[SOURCE MATERIAL]:

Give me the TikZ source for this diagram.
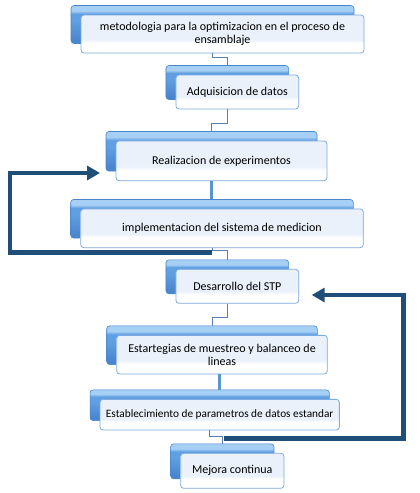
\documentclass[tikz,border=0pt]{standalone}
\usepackage{fontspec}
\setmainfont{Carlito}
\usetikzlibrary{arrows.meta,calc}
\definecolor{loopblue}{HTML}{1F4E79}
\definecolor{backtop}{HTML}{A6CFF4}
\definecolor{backmid}{HTML}{609FE2}
\definecolor{backbot}{HTML}{4A86CE}
\definecolor{frontfill}{HTML}{EAF1FA}
\definecolor{frontdraw}{HTML}{7DAAE0}
\definecolor{connline}{HTML}{5A7FAE}
\definecolor{connthick}{HTML}{5B95CF}
\pgfdeclareverticalshading{frontshade}{100bp}{color(0bp)=(white); color(38bp)=(white); color(43bp)=(frontfill); color(100bp)=(frontfill)}
\pgfdeclareverticalshading{backshade}{100bp}{color(0bp)=(backbot); color(30bp)=(backbot); color(55bp)=(backmid); color(64bp)=(backmid); color(68bp)=(backtop); color(100bp)=(backtop)}
\tikzset{
  backbox/.style={rectangle, rounded corners=3pt, shading=backshade, draw=backbot, line width=0.6pt, inner sep=0pt},
  frontbox/.style={rectangle, rounded corners=3pt, shading=frontshade, draw=frontdraw, line width=0.8pt, inner sep=0pt, align=center, font=\fontsize{12}{13}\selectfont},
  thinconn/.style={draw=connline, line width=0.9pt},
  thickconn/.style={draw=connthick, line width=2.5pt},
  loopline/.style={draw=loopblue, line width=4.5pt, -{Triangle[length=13pt,width=14pt]}},
}
\newcommand{\diagelem}[7][]{%
  \node[backbox, minimum width=#5pt, minimum height=#6pt] (#2b) at (#3-10,#4-9.5) {};
  \node[frontbox, minimum width=#5pt, minimum height=#6pt, #1] (#2) at (#3,#4) {#7};
}
\begin{document}
\begin{tikzpicture}[x=1pt,y=-1pt]
\useasboundingbox (0,0) rectangle (420,493);
\fill[white] (0,0) rectangle (420,493);

% connectors (behind boxes)
\diagelem{n1}{222.5}{34}{283}{38}{metodologia para la optimizacion en el proceso de\\ensamblaje}
\diagelem{n2}{237.3}{92}{122.7}{34}{Adquisicion de datos}
\diagelem{n3}{221.5}{160.8}{211}{39.7}{Realizacion de experimentos}
\diagelem{n4}{222}{228.3}{282.6}{38.7}{implementacion del sistema de medicion}
\diagelem{n5}{237.3}{286.3}{122.7}{34}{Desarrollo del STP}
\diagelem{n6}{222}{354.7}{210.6}{38.7}{Estartegias de muestreo y balanceo de\\lineas}
\diagelem[font=\fontsize{11.3}{13}\selectfont]{n7}{219.7}{414.7}{239.3}{30.7}{Establecimiento de parametros de datos estandar}
\diagelem{n8}{232.3}{470.8}{103.3}{35}{Mejora continua}

\draw[thinconn] (n1b.center |- n1.south) -- ++(0,4) -| (n2b.north);
\draw[thinconn] (n2b.center |- n2.south) -- ++(0,14) -| (n3b.north);
\draw[thickconn] (n3b.center |- n3.south) -- (n3b.center |- n4b.north);
\draw[thinconn] (n4b.center |- n4.south) -- ++(0,2.5) -| (n5b.north);
\draw[thinconn] (n5b.center |- n5.south) -- ++(0,13.5) -| (n6b.north);
\draw[thickconn] ([xshift=-2.5pt]n6.south) -- ([xshift=-2.5pt]n6.south |- n7b.north);
\draw[thinconn] (n7b.center |- n7.south) -- ++(0,6) -| (n8b.north);

% feedback loops
\coordinate (la) at (212,252.7);
\coordinate (lc) at (10,173);
\coordinate (ld) at (100,173);
\draw[loopline] (la) -| (lc) -- (ld);
\coordinate (ra) at (224,438.3);
\coordinate (rc) at (403.3,295);
\coordinate (rd) at (311.7,295);
\draw[loopline] (ra) -| (rc) -- (rd);
\end{tikzpicture}
\end{document}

[INSTRUCTIONS FOR THE TASK]: All of the data above should be transcribed verbatim, with pictures omitted.

[TASK OUTPUT]:
Give me the TikZ source for this diagram.
\documentclass[tikz,border=0pt]{standalone}
\usepackage{fontspec}
\setmainfont{Carlito}
\usetikzlibrary{arrows.meta,calc}
\definecolor{loopblue}{HTML}{1F4E79}
\definecolor{backtop}{HTML}{A6CFF4}
\definecolor{backmid}{HTML}{609FE2}
\definecolor{backbot}{HTML}{4A86CE}
\definecolor{frontfill}{HTML}{EAF1FA}
\definecolor{frontdraw}{HTML}{7DAAE0}
\definecolor{connline}{HTML}{5A7FAE}
\definecolor{connthick}{HTML}{5B95CF}
\pgfdeclareverticalshading{frontshade}{100bp}{color(0bp)=(white); color(38bp)=(white); color(43bp)=(frontfill); color(100bp)=(frontfill)}
\pgfdeclareverticalshading{backshade}{100bp}{color(0bp)=(backbot); color(30bp)=(backbot); color(55bp)=(backmid); color(64bp)=(backmid); color(68bp)=(backtop); color(100bp)=(backtop)}
\tikzset{
  backbox/.style={rectangle, rounded corners=3pt, shading=backshade, draw=backbot, line width=0.6pt, inner sep=0pt},
  frontbox/.style={rectangle, rounded corners=3pt, shading=frontshade, draw=frontdraw, line width=0.8pt, inner sep=0pt, align=center, font=\fontsize{12}{13}\selectfont},
  thinconn/.style={draw=connline, line width=0.9pt},
  thickconn/.style={draw=connthick, line width=2.5pt},
  loopline/.style={draw=loopblue, line width=4.5pt, -{Triangle[length=13pt,width=14pt]}},
}
\newcommand{\diagelem}[7][]{%
  \node[backbox, minimum width=#5pt, minimum height=#6pt] (#2b) at (#3-10,#4-9.5) {};
  \node[frontbox, minimum width=#5pt, minimum height=#6pt, #1] (#2) at (#3,#4) {#7};
}
\begin{document}
\begin{tikzpicture}[x=1pt,y=-1pt]
\useasboundingbox (0,0) rectangle (420,493);
\fill[white] (0,0) rectangle (420,493);

% connectors (behind boxes)
\diagelem{n1}{222.5}{34}{283}{38}{metodologia para la optimizacion en el proceso de\\ensamblaje}
\diagelem{n2}{237.3}{92}{122.7}{34}{Adquisicion de datos}
\diagelem{n3}{221.5}{160.8}{211}{39.7}{Realizacion de experimentos}
\diagelem{n4}{222}{228.3}{282.6}{38.7}{implementacion del sistema de medicion}
\diagelem{n5}{237.3}{286.3}{122.7}{34}{Desarrollo del STP}
\diagelem{n6}{222}{354.7}{210.6}{38.7}{Estartegias de muestreo y balanceo de\\lineas}
\diagelem[font=\fontsize{11.3}{13}\selectfont]{n7}{219.7}{414.7}{239.3}{30.7}{Establecimiento de parametros de datos estandar}
\diagelem{n8}{232.3}{470.8}{103.3}{35}{Mejora continua}

\draw[thinconn] (n1b.center |- n1.south) -- ++(0,4) -| (n2b.north);
\draw[thinconn] (n2b.center |- n2.south) -- ++(0,14) -| (n3b.north);
\draw[thickconn] (n3b.center |- n3.south) -- (n3b.center |- n4b.north);
\draw[thinconn] (n4b.center |- n4.south) -- ++(0,2.5) -| (n5b.north);
\draw[thinconn] (n5b.center |- n5.south) -- ++(0,13.5) -| (n6b.north);
\draw[thickconn] ([xshift=-2.5pt]n6.south) -- ([xshift=-2.5pt]n6.south |- n7b.north);
\draw[thinconn] (n7b.center |- n7.south) -- ++(0,6) -| (n8b.north);

% feedback loops
\coordinate (la) at (212,252.7);
\coordinate (lc) at (10,173);
\coordinate (ld) at (100,173);
\draw[loopline] (la) -| (lc) -- (ld);
\coordinate (ra) at (224,438.3);
\coordinate (rc) at (403.3,295);
\coordinate (rd) at (311.7,295);
\draw[loopline] (ra) -| (rc) -- (rd);
\end{tikzpicture}
\end{document}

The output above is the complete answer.